Tiga also claims that Bizarre Creations – the Liverpool studio which closed down 2010 – had a third of its staff quit the UK to find a new games industry job.
Tiga, which continues to campaign for games industry tax break initiatives, says the main destination for such developers was the US and Canada.
The findings are based on a survey conducted by Games Investor Consulting of “75 per cent of the UK’s games businesses” and published by Tiga in a forthcoming report.
The study, which makes grave warnings of a “brain drain” in the UK, claims that Britain's industry workforce shrunk by over 10 per cent between 2008 and 2011.
“The UK video games development and digital publishing sector provides high levels of graduate employment, has a high propensity to export, is at the cutting edge of R&D, and has a world class reputation for IP generation.
Tiga CEO Richard Wilson said the UK “is suffering from a serious brain drain”.
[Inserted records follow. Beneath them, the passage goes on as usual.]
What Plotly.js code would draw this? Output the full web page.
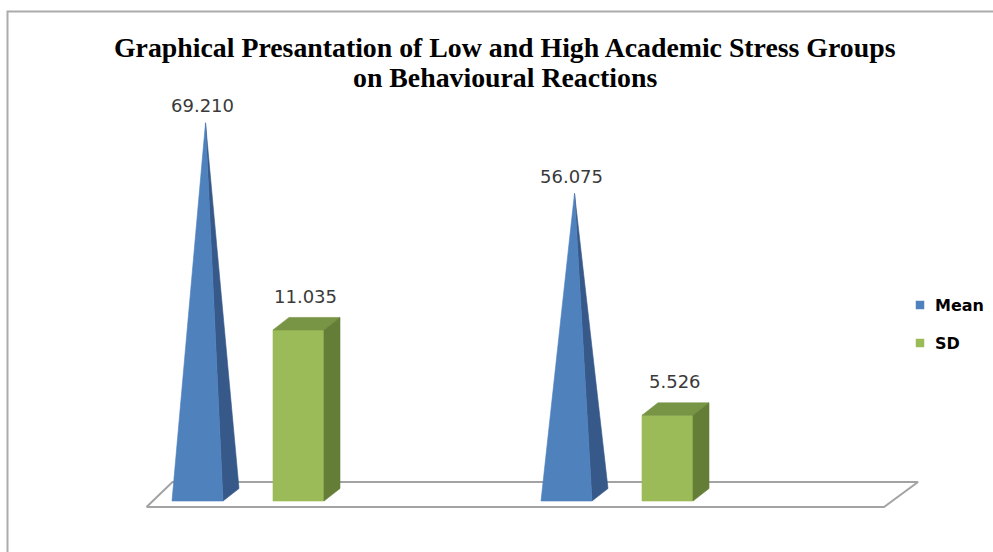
<!DOCTYPE html>
<html>
<head>
<meta charset="utf-8">
<script src="https://cdn.plot.ly/plotly-3.0.1.min.js"></script>
<style>
  html, body { margin: 0; padding: 0; background: #ffffff; }
  #chart { width: 993px; height: 552px; }
</style>
</head>
<body>
<div id="chart"></div>
<script>
// ---- data ----
const CATEGORIES = ['Low Academic Stress', 'High Academic Stress'];
const SERIES_NAMES = ['Mean', 'SD'];
const MEAN = [69.210, 56.075];
const SD = [11.035, 5.526];
const TITLE_LINES = ['Graphical Presantation of Low and High Academic Stress Groups',
                     'on Behavioural Reactions'];

// ---- geometry / style ----
const W = 993, H = 552;
const GROUP_PX = 369;                 // pixel distance between category centres
const FIRST_GROUP_PX = 248;           // pixel position of the first category centre
const XRANGE = [-FIRST_GROUP_PX / GROUP_PX, (W - FIRST_GROUP_PX) / GROUP_PX];
const YRANGE = [-9.49, 93.23];        // Mean axis (hidden)
const Y2RANGE = [-3.29, 32.32];       // SD axis (hidden, overlaid)
const PX_X = W / (XRANGE[1] - XRANGE[0]);
const PX_Y = H / (YRANGE[1] - YRANGE[0]);
const PX_Y2 = H / (Y2RANGE[1] - Y2RANGE[0]);

const BAR_HALF = 25.5 / PX_X;        // half of front face width
const BAR_OFFSET = 50.5 / PX_X;      // distance of each series from category centre
const DEPTH_DX = 16 / PX_X;          // 3-D depth, horizontal part
const DEPTH_PX = 12.5;               // 3-D depth, vertical part (pixels)

const COLORS = {
  meanFront: '#4F81BD', meanSide: '#36598A',
  sdFront: '#9BBB59', sdTop: '#789445', sdSide: '#657E37',
  floor: '#A3A3A3', label: '#3A3A3A'
};

const traces = [];
const annotations = [];
const shapes = [];

// floor of the 3-D plot area
const firstX = 0, lastX = CATEGORIES.length - 1;
const floorFrontY = -6 / PX_Y, floorBackY = 19 / PX_Y;
const floorX = [firstX - 101.5 / PX_X, lastX + 267 / PX_X, lastX + 301 / PX_X, firstX - 75.5 / PX_X];
traces.push({
  type: 'scatter', mode: 'lines', hoverinfo: 'skip', showlegend: false,
  x: [floorX[0], floorX[1], floorX[2], floorX[3], floorX[0]],
  y: [floorFrontY, floorFrontY, floorBackY, floorBackY, floorFrontY],
  fill: 'toself', fillcolor: '#ffffff',
  line: { color: COLORS.floor, width: 2 }
});

function poly(xs, ys, color, yaxis) {
  traces.push({
    type: 'scatter', mode: 'lines', hoverinfo: 'skip', showlegend: false,
    x: xs.concat([xs[0]]), y: ys.concat([ys[0]]), yaxis: yaxis,
    fill: 'toself', fillcolor: color, line: { width: 0.6, color: color }
  });
}

CATEGORIES.forEach((cat, i) => {
  // Mean: pyramid
  const mc = i - BAR_OFFSET;
  const mL = mc - BAR_HALF, mR = mc + BAR_HALF;
  const dyM = DEPTH_PX / PX_Y;
  const apexX = mc + DEPTH_DX / 2, apexY = MEAN[i] + dyM / 2;
  poly([mR, mR + DEPTH_DX, apexX], [0, dyM, apexY], COLORS.meanSide, 'y');
  poly([mL, mR, apexX], [0, 0, apexY], COLORS.meanFront, 'y');
  annotations.push({
    x: apexX, y: apexY, xref: 'x', yref: 'y', text: MEAN[i].toFixed(3),
    showarrow: false, yanchor: 'middle', yshift: 17, xshift: -3,
    font: { family: 'DejaVu Sans', size: 18, color: COLORS.label }
  });

  // SD: box
  const sc = i + BAR_OFFSET;
  const sL = sc - BAR_HALF, sR = sc + BAR_HALF;
  const dyS = DEPTH_PX / PX_Y2;
  const v = SD[i];
  poly([sL, sR, sR, sL], [0, 0, v, v], COLORS.sdFront, 'y2');
  poly([sL, sR, sR + DEPTH_DX, sL + DEPTH_DX], [v, v, v + dyS, v + dyS], COLORS.sdTop, 'y2');
  poly([sR, sR + DEPTH_DX, sR + DEPTH_DX, sR], [0, dyS, v + dyS, v], COLORS.sdSide, 'y2');
  annotations.push({
    x: sc + DEPTH_DX / 2, y: v + dyS, xref: 'x', yref: 'y2', text: v.toFixed(3),
    showarrow: false, yanchor: 'middle', yshift: 21, xshift: -1,
    font: { family: 'DejaVu Sans', size: 18, color: COLORS.label }
  });
});

// legend: swatch + series name, stacked on the right
const LEGEND = { swatchX: 920, textX: 933, rowsY: [305, 343], swatch: 8.5 };
[[SERIES_NAMES[0], COLORS.meanFront], [SERIES_NAMES[1], COLORS.sdFront]].forEach(([name, color], k) => {
  const cy = LEGEND.rowsY[k], h = LEGEND.swatch / 2;
  shapes.push({
    type: 'rect', xref: 'paper', yref: 'paper',
    x0: (LEGEND.swatchX - h) / W, x1: (LEGEND.swatchX + h) / W,
    y0: 1 - (cy + h) / H, y1: 1 - (cy - h) / H,
    fillcolor: color, line: { width: 0 }
  });
  annotations.push({
    xref: 'paper', yref: 'paper', x: LEGEND.textX / W, y: 1 - cy / H,
    xanchor: 'left', yanchor: 'middle', showarrow: false, text: name,
    font: { family: 'DejaVu Sans', size: 16, weight: 'bold', color: '#000000' }
  });
});

// two-line title
const titleY = [48, 78];
TITLE_LINES.forEach((line, k) => {
  annotations.push({
    xref: 'paper', yref: 'paper', x: 504.5 / W, y: 1 - titleY[k] / H,
    xanchor: 'center', yanchor: 'middle', showarrow: false, text: line,
    font: { family: 'Liberation Serif', size: 27.8, weight: 'bold', color: '#000000' }
  });
});

// chart frame (top and left edges)
shapes.push({
  type: 'path', xref: 'paper', yref: 'paper',
  path: `M ${7.5 / W},0 L ${7.5 / W},${1 - 11.5 / H} L 1,${1 - 11.5 / H}`,
  line: { color: '#ABABAB', width: 2 }
});

const layout = {
  width: W, height: H, autosize: false,
  margin: { l: 0, r: 0, t: 0, b: 0, pad: 0 },
  paper_bgcolor: '#ffffff', plot_bgcolor: '#ffffff',
  xaxis: { range: XRANGE, visible: false, fixedrange: true },
  yaxis: { range: YRANGE, visible: false, fixedrange: true },
  yaxis2: { range: Y2RANGE, visible: false, overlaying: 'y', fixedrange: true },
  showlegend: false,
  annotations: annotations,
  shapes: shapes
};

Plotly.newPlot('chart', traces, layout, { staticPlot: true, displayModeBar: false });
</script>
</body>
</html>
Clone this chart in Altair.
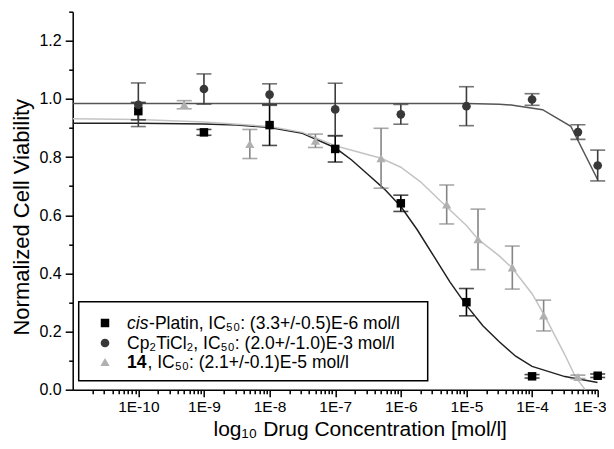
import altair as alt
import pandas as pd

# ---------------- data ----------------
# cis-Platin (black squares)
cis_conc = [1e-10, 1e-9, 1e-8, 1e-7, 1e-6, 1e-5, 1e-4, 1e-3]
cis_val = [0.958, 0.885, 0.910, 0.828, 0.641, 0.301, 0.046, 0.048]
cis_err = [0.030, 0.010, 0.070, 0.045, 0.028, 0.047, 0.006, 0.006]

# Cp2TiCl2 (dark grey circles)
cp_conc = [1e-10, 1e-9, 1e-8, 1e-7, 1e-6, 1e-5, 1e-4, 5e-4, 1e-3]
cp_val = [0.980, 1.034, 1.015, 0.964, 0.947, 0.975, 0.998, 0.886, 0.771]
cp_err = [0.075, 0.052, 0.037, 0.090, 0.034, 0.067, 0.020, 0.025, 0.053]

# compound 14 (light grey triangles)
c14_conc = [5e-10, 5e-9, 5e-8, 5e-7, 5e-6, 1.5e-5, 5e-5, 1.5e-4, 5e-4]
c14_val = [0.980, 0.845, 0.856, 0.796, 0.637, 0.517, 0.420, 0.255, 0.044]
c14_err = [0.014, 0.050, 0.023, 0.103, 0.067, 0.104, 0.074, 0.053, 0.006]

# fitted curves (log10 concentration, value)
cis_fit_log = [-11, -10, -9, -8.5, -8, -7.5, -7, -6.75, -6.5, -6.25, -6, -5.75,
               -5.5, -5.25, -5, -4.75, -4.5, -4.25, -4, -3.5, -3]
cis_fit_val = [0.916, 0.916, 0.914, 0.910, 0.902, 0.882, 0.832, 0.790, 0.740, 0.690,
               0.630, 0.550, 0.460, 0.370, 0.290, 0.220, 0.165, 0.115, 0.080, 0.045, 0.025]

cp_fit_log = [-11, -5, -4.5, -4.32, -3.84, -3.41, -3.0]
cp_fit_val = [0.984, 0.984, 0.982, 0.979, 0.963, 0.906, 0.722]

c14_fit_log = [-11, -10, -9, -8, -7.5, -7, -6.3, -6, -5.7, -5.34, -5, -4.82, -4.5,
               -4.31, -4, -3.81, -3.5, -3.34, -3.19]
c14_fit_val = [0.932, 0.929, 0.921, 0.905, 0.885, 0.839, 0.796, 0.765, 0.715, 0.637,
               0.565, 0.517, 0.460, 0.420, 0.330, 0.255, 0.120, 0.044, 0.0]

legend_labels = ["cis", "-Platin, IC₅₀: (3.3+/-0.5)E-6 mol/l",
                 "Cp₂TiCl₂, IC₅₀: (2.0+/-1.0)E-3 mol/l",
                 "14", ", IC₅₀: (2.1+/-0.1)E-5 mol/l"]

x_title = "log₁₀ Drug Concentration [mol/l]"
y_title = "Normalized Cell Viability"

# axis tick positions
exponents = list(range(-11, -3))
minor_mult = [2, 3, 4, 5, 6, 7, 8, 9]
x_ticks = [10.0 ** e for e in range(-10, -2)] + [m * 10.0 ** e for e in exponents for m in minor_mult]
y_ticks = [round(i * 0.1, 1) for i in range(14)]

FONT = "Liberation Sans"
W, H = 525, 378
LFS = 17.5  # legend font size

# ---------------- build tables ----------------
def pts(conc, val, err):
    df = pd.DataFrame({"conc": conc, "val": val, "err": err})
    df["lo"] = df["val"] - df["err"]
    df["hi"] = df["val"] + df["err"]
    return df

def fit(logc, val):
    return pd.DataFrame({"conc": [10.0 ** v for v in logc], "val": val})

is_dec = "abs(log(datum.value)/LN10 - round(log(datum.value)/LN10)) < 0.001"
x_axis = alt.Axis(
    values=x_ticks,
    labelExpr=f"({is_dec}) && datum.value > 2e-11 ? '1E' + round(log(datum.value)/LN10) : ''",
    tickSize={"condition": {"test": is_dec, "value": 7}, "value": 4},
    labelOffset={"condition": {"test": "datum.value > 9e-4", "value": -8}, "value": 0},
    title=x_title, grid=False, labelFontSize=15.5, titleFontSize=21,
    labelPadding=3, labelFlush=False, labelOverlap=False,
    titleX=287, titleY=45.5, titleBaseline="alphabetic", titleFontWeight="normal",
    domainColor="black", tickColor="black", domainWidth=1.5, tickWidth=1.5,
    labelColor="black", titleColor="black", labelFont=FONT, titleFont=FONT,
)
y_axis = alt.Axis(
    values=y_ticks,
    labelExpr="round(datum.value*10) % 2 == 0 ? format(datum.value, '.1f') : ''",
    tickSize={"condition": {"test": "round(datum.value*10) % 2 == 0", "value": 7.5}, "value": 4},
    title=y_title, grid=False, labelFontSize=16, titleFontSize=22,
    labelPadding=4, labelFlush=False, labelOverlap=False,
    titleX=-51, titleY=205, titleBaseline="middle", titleFontWeight="normal",
    domainColor="black", tickColor="black", domainWidth=1.5, tickWidth=1.5,
    labelColor="black", titleColor="black", labelFont=FONT, titleFont=FONT,
)
x_scale = alt.Scale(type="log", domain=[1e-11, 1e-3], nice=False)
y_scale = alt.Scale(domain=[0, 1.3], nice=False, zero=False)
X = alt.X("conc:Q", scale=x_scale, axis=x_axis)

series = [
    (pts(cis_conc, cis_val, cis_err), fit(cis_fit_log, cis_fit_val), "square", "#000000", "#000000", "#222222"),
    (pts(cp_conc, cp_val, cp_err), fit(cp_fit_log, cp_fit_val), "circle", "#383838", "#3c3c3c", "#555555"),
    (pts(c14_conc, c14_val, c14_err), fit(c14_fit_log, c14_fit_val), "triangle-up", "#b0b0b0", "#858585", "#c4c4c4"),
]

layers = []
for p, f, shape, fillc, errc, linec in series:
    layers.append(alt.Chart(f).mark_line(color=linec, strokeWidth=1.5, clip=True).encode(
        x=X, y=alt.Y("val:Q", scale=y_scale, axis=y_axis)))
for p, f, shape, fillc, errc, linec in series:
    layers.append(alt.Chart(p).mark_rule(color=errc, strokeWidth=1.6).encode(
        x=X, y=alt.Y("lo:Q", scale=y_scale, axis=y_axis), y2="hi:Q"))
    layers.append(alt.Chart(p).mark_tick(color=errc, orient="horizontal", size=15, thickness=1.6).encode(
        x=X, y=alt.Y("lo:Q", scale=y_scale, axis=y_axis)))
    layers.append(alt.Chart(p).mark_tick(color=errc, orient="horizontal", size=15, thickness=1.6).encode(
        x=X, y=alt.Y("hi:Q", scale=y_scale, axis=y_axis)))
for p, f, shape, fillc, errc, linec in series:
    sz = 72 if shape == "square" else (75 if shape == "circle" else 85)
    layers.append(alt.Chart(p).mark_point(shape=shape, filled=True, fill=fillc, size=sz, opacity=1).encode(
        x=X, y=alt.Y("val:Q", scale=y_scale, axis=y_axis)))

# ---------------- manual legend ----------------
one = pd.DataFrame({"k": [0]})
layers.append(alt.Chart(one).mark_rect(fill="white", stroke="black", strokeWidth=1.5).encode(
    x=alt.value(6), x2=alt.value(355), y=alt.value(290), y2=alt.value(369)))
leg_rows = [311.3, 331.3, 350.3]
for (p, f, shape, fillc, errc, linec), yy in zip(series, leg_rows):
    sz = 72 if shape == "square" else (75 if shape == "circle" else 85)
    layers.append(alt.Chart(one).mark_point(shape=shape, filled=True, fill=fillc, size=sz, opacity=1).encode(
        x=alt.value(32.3), y=alt.value(yy)))

def txt(s, x, y, style="normal", weight="normal"):
    return alt.Chart(pd.DataFrame({"t": [s]})).mark_text(
        align="left", baseline="alphabetic", font=FONT, fontSize=LFS,
        fontStyle=style, fontWeight=weight, color="black").encode(
        x=alt.value(x), y=alt.value(y), text="t:N")

off = 0.716 * LFS / 2
layers.append(txt(legend_labels[0], 54.3, leg_rows[0] + off, style="italic"))
layers.append(txt(legend_labels[1], 55.0 + 1.222 * LFS, leg_rows[0] + off))
layers.append(txt(legend_labels[2], 54.3, leg_rows[1] + off))
layers.append(txt(legend_labels[3], 54.3, leg_rows[2] + off, weight="bold"))
layers.append(txt(legend_labels[4], 55.3 + 1.112 * LFS, leg_rows[2] + off))

chart = alt.layer(*layers).properties(
    width=W, height=H,
    autosize="none",
    padding={"left": 64.7, "top": 3.7, "right": 8.3, "bottom": 51},
    background="white",
).configure_view(stroke=None)

chart.save("out.html", embed_options={"renderer": "svg", "actions": False})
“Our competitors in Canada and elsewhere are able to recruit highly skilled developers from the UK largely because they benefit from tax breaks, which effectively reduce the cost of games development,” he said.
“Tax breaks both stimulate job creation in the games sector and provide games businesses with significant financial resources with which they can deploy to recruit staff.
“The video games industry is exactly the kind of sector that the Government should be supporting to help rebalance the UK economy.”